• REQUIREMENTS: Leave out the images and repeat the listing below without a single change.

────

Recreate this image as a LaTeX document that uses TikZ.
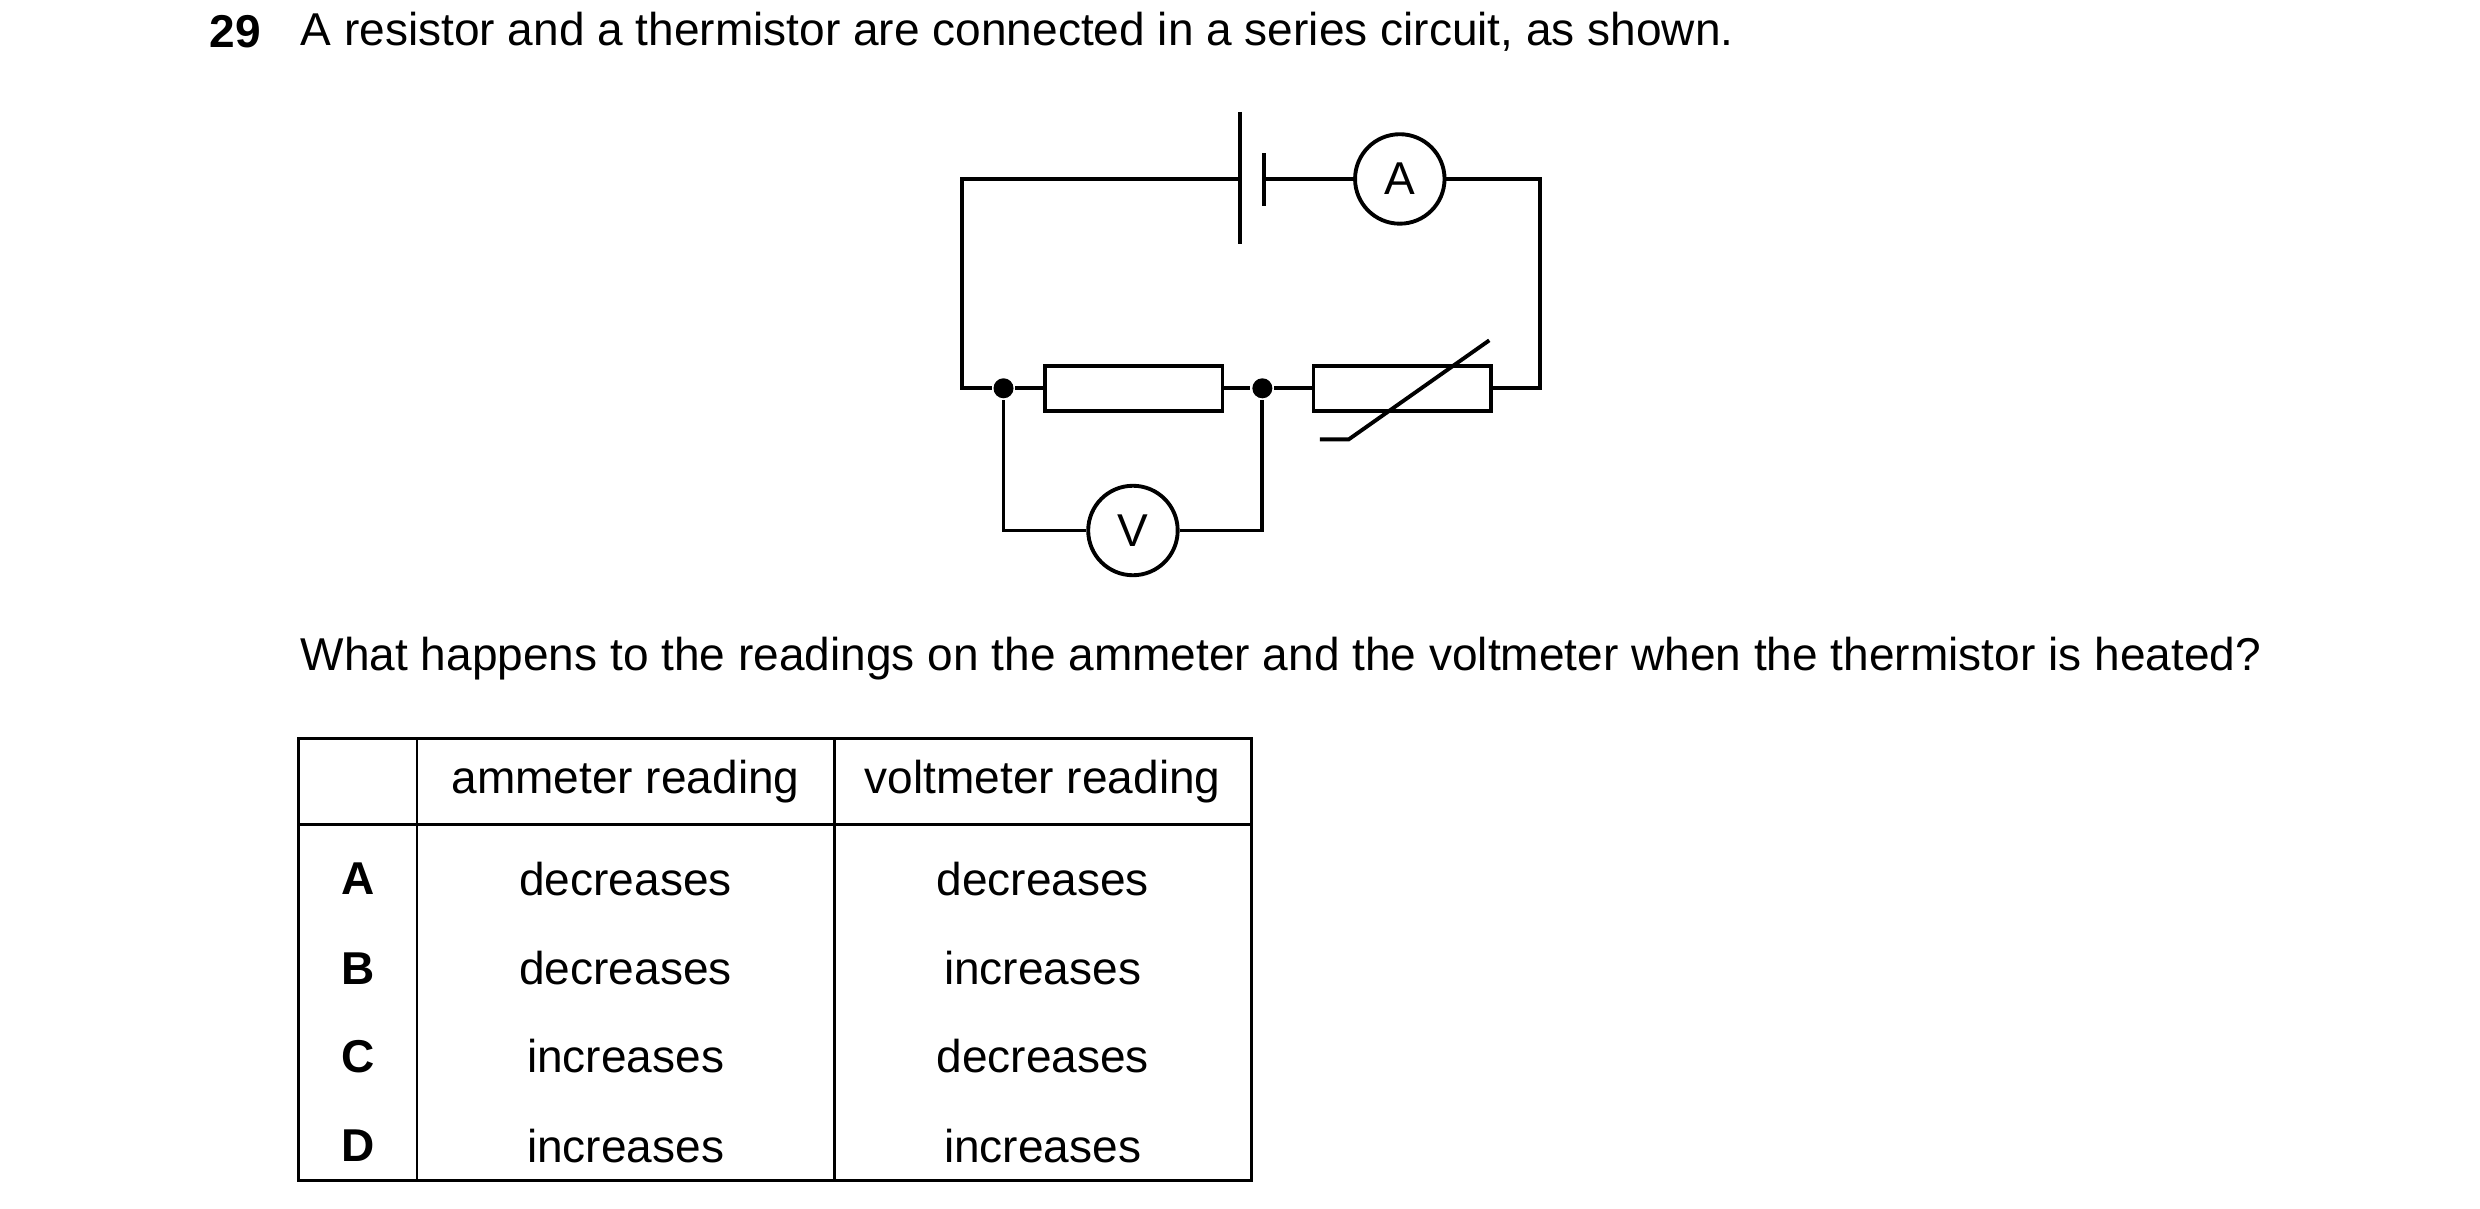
\documentclass[tikz,border=0pt]{standalone}
\usepackage{fontspec}
\setmainfont{Liberation Sans}
\begin{document}
\begin{tikzpicture}[x=0.1598mm,y=-0.1598mm,line width=1.1pt,
  txt/.style={font=\fontsize{13.1}{16}\selectfont,inner sep=0},
  meter/.style={draw,circle,minimum size=56*0.1598mm,inner sep=0,font=\fontsize{13.1}{16}\selectfont},
  res/.style={draw,minimum width=111*0.1598mm,minimum height=28*0.1598mm,inner sep=0},
  dot/.style={circle,fill,inner sep=0,minimum size=2mm},
  grid/.style={line width=0.8pt}]
\useasboundingbox (0,0) rectangle (1552,756);
\node[txt,font=\fontsize{13.1}{16}\selectfont\bfseries,anchor=west] (q) at (130,20) {29};
\node[txt,anchor=west] (t1) at (187,20) {A resistor and a thermistor are connected in a series circuit, as shown.};
% circuit
\coordinate (tl) at (602,112); \coordinate (tr) at (964,112);
\coordinate (bl) at (602,243); \coordinate (br) at (964,243);
\coordinate (p1a) at (776,70); \coordinate (p1b) at (776,153);
\coordinate (p2a) at (791,96); \coordinate (p2b) at (791,129);
\coordinate (p1) at (776,112); \coordinate (p2) at (791,112);
\node[meter] (A) at (876,112) {A};
\node[res] (R) at (709.5,243) {};
\node[res] (T) at (877.5,243) {};
\node[dot] (j1) at (628,243) {};
\node[dot] (j2) at (790,243) {};
\node[meter] (V) at (709,332) {V};
\draw (p1) -- (tl) -- (bl) -- (j1) -- (R.west);
\draw (R.east) -- (j2) -- (T.west);
\draw (T.east) -- (br) -- (tr) -- (A.east);
\draw (A.west) -- (p2);
\draw (p1a) -- (p1b); \draw (p2a) -- (p2b);
\draw (j1) |- (V.west); \draw (j2) |- (V.east);
\coordinate (d0) at (826,275); \coordinate (d1) at (844,275); \coordinate (d2) at (932,213);
\draw (d0) -- (d1) -- (d2);
\node[txt,anchor=west] (t2) at (187,412) {What happens to the readings on the ammeter and the voltmeter when the thermistor is heated?};
% table
\draw[grid] (187,462) rectangle (783,739);
\draw[grid] (261,462) -- (261,739); \draw[grid] (522,462) -- (522,739);
\draw[grid] (187,516) -- (783,516);
\node[txt] (h1) at (391.5,489) {ammeter reading};
\node[txt] (h2) at (652.5,489) {voltmeter reading};
\foreach \l/\a/\b/\y in {A/decreases/decreases/550,B/decreases/increases/606,C/increases/decreases/661,D/increases/increases/717}{
  \node[txt,font=\fontsize{13.1}{16}\selectfont\bfseries] (r\l) at (224,\y) {\l};
  \node[txt] (a\l) at (391.5,\y) {\a};
  \node[txt] (b\l) at (652.5,\y) {\b};
}
\end{tikzpicture}
\end{document}
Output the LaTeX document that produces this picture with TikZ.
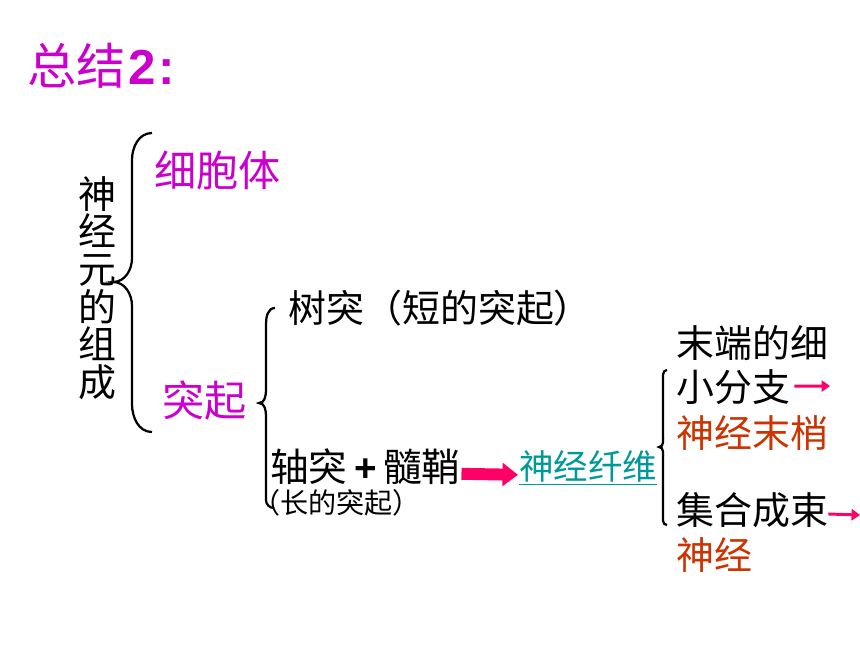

────

• THE REPLY:
Recreate this image as a LaTeX document that uses TikZ.
\documentclass[tikz,border=0pt]{standalone}
\usepackage{fontspec}
\setmainfont{Liberation Sans}
\begin{document}
\begin{tikzpicture}[x=0.1598mm,y=-0.1598mm,line width=1.1pt,
  txt/.style={font=\fontsize{13.1}{16}\selectfont,inner sep=0},
  meter/.style={draw,circle,minimum size=56*0.1598mm,inner sep=0,font=\fontsize{13.1}{16}\selectfont},
  res/.style={draw,minimum width=111*0.1598mm,minimum height=28*0.1598mm,inner sep=0},
  dot/.style={circle,fill,inner sep=0,minimum size=2mm},
  grid/.style={line width=0.8pt}]
\useasboundingbox (0,0) rectangle (1552,756);
\node[txt,font=\fontsize{13.1}{16}\selectfont\bfseries,anchor=west] (q) at (130,20) {29};
\node[txt,anchor=west] (t1) at (187,20) {A resistor and a thermistor are connected in a series circuit, as shown.};
% circuit
\coordinate (tl) at (602,112); \coordinate (tr) at (964,112);
\coordinate (bl) at (602,243); \coordinate (br) at (964,243);
\coordinate (p1a) at (776,70); \coordinate (p1b) at (776,153);
\coordinate (p2a) at (791,96); \coordinate (p2b) at (791,129);
\coordinate (p1) at (776,112); \coordinate (p2) at (791,112);
\node[meter] (A) at (876,112) {A};
\node[res] (R) at (709.5,243) {};
\node[res] (T) at (877.5,243) {};
\node[dot] (j1) at (628,243) {};
\node[dot] (j2) at (790,243) {};
\node[meter] (V) at (709,332) {V};
\draw (p1) -- (tl) -- (bl) -- (j1) -- (R.west);
\draw (R.east) -- (j2) -- (T.west);
\draw (T.east) -- (br) -- (tr) -- (A.east);
\draw (A.west) -- (p2);
\draw (p1a) -- (p1b); \draw (p2a) -- (p2b);
\draw (j1) |- (V.west); \draw (j2) |- (V.east);
\coordinate (d0) at (826,275); \coordinate (d1) at (844,275); \coordinate (d2) at (932,213);
\draw (d0) -- (d1) -- (d2);
\node[txt,anchor=west] (t2) at (187,412) {What happens to the readings on the ammeter and the voltmeter when the thermistor is heated?};
% table
\draw[grid] (187,462) rectangle (783,739);
\draw[grid] (261,462) -- (261,739); \draw[grid] (522,462) -- (522,739);
\draw[grid] (187,516) -- (783,516);
\node[txt] (h1) at (391.5,489) {ammeter reading};
\node[txt] (h2) at (652.5,489) {voltmeter reading};
\foreach \l/\a/\b/\y in {A/decreases/decreases/550,B/decreases/increases/606,C/increases/decreases/661,D/increases/increases/717}{
  \node[txt,font=\fontsize{13.1}{16}\selectfont\bfseries] (r\l) at (224,\y) {\l};
  \node[txt] (a\l) at (391.5,\y) {\a};
  \node[txt] (b\l) at (652.5,\y) {\b};
}
\end{tikzpicture}
\end{document}
Output the LaTeX document that produces this picture with TikZ.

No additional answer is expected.